Eine Handvoll Menschen um den Alex – am Alexanderplatz reissen sie den Damm auf für die Untergrundbahn. Man geht auf Brettern. Die Elektrischen fahren über den Platz die Alexanderstrasse herauf durch die Münzstrasse zum Rosenthaler Tor. Rechts und links sind Strassen. In den Strassen steht Haus bei haus. Die sind vom Keller bis zum Boden mit Menschen voll. Unten sind Läden.

Am Alexanderplatz wimmelt es teilweise von Touristen. Dementsprechend finde ich viele Touristenshops vor. Ich lasse meine Finger durch die unzähligen Armbänder und Halsketten gleiten. Es hat viele lustige Anhänger. Als ich ein Halskettchen mit einem Seepferdchen ertaste, sagt irgendein Impuls in mir, es für jemanden zu kaufen. Ich kaufe gerne Geschenke aus den Ferien. Ich bezahle bar, denn der Verkäufer hat keinen Kartenleser.

Touristenshop am Alexanderplatz, M.W. 2024

Eine angenehme Wärme liegt in der Luft, als wäre der Sommer noch nicht ganz weg. Es ist noch jackenfreier Lauf, doch der Herbst bringt hier und da frische Brisen mit sich. Im gleichmäßigen Rhythmus von zehn Minuten fährt die S-Bahn ein, wie ein Metronom. Die S7 rollt heran, öffnet zischend ihre Türen, nimmt Fahrgäste auf, entlässt andere und setzt ihre Fahrt Richtung Potsdam fort. Ein Obdachloser bewegt sich langsam durch die wartende Menge. Sein Blick sucht nach freundlichen Gesichtern, nach einer Hand, die eine Münze fallen lässt. Leise fragt er um etwas Kleingeld, doch die meisten weichen aus oder starren auf ihre Handys.
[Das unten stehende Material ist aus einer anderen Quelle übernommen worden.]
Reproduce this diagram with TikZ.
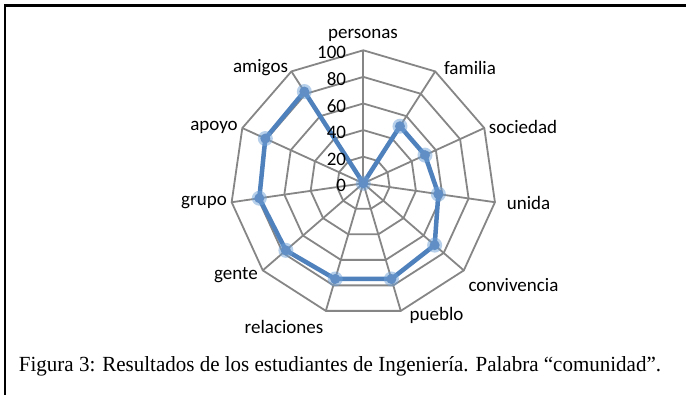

Sie waren am Alexanderplatz. Da war ein Auflauf, sie traten heran. Der Kleine sah zu Franz wütend auf: "Da leben Sie mal von fünfundachtzig Mark in Monat und kommen nicht weiter." "Aber Mensch, Sie müssen sich um den Absatz bekümmern."

Alexanderplatz, M.W. 2024

Etwa hundert Jahre später stehe ich hier und spüre seine subtile Anwesenheit. Dieser Franz oder vielleicht war es auch ein Peter. Jede Person, die hier gestanden hat, hat ihre eigene Geschichte. Vielleicht will sie anständig sein, oder auch nur ein Souvenir kaufen. Alle haben eigene Probleme und Missionen in ihrem Leben, doch hier trifft alles zusammen. Der Obdachlose und die Reiche, die Alte und der Junge, der fiktive Franz Biberkopf und ich. Ein Ort wie dieser bleibt standhaft, so viel Zeit auch vergehen mag. In hundert Jahren wird jemand anderes hier stehen und an diese Zeit denken. Der Alexanderplatz ist das Zentrum einer so grossen Stadt, lokal wie auch temporal.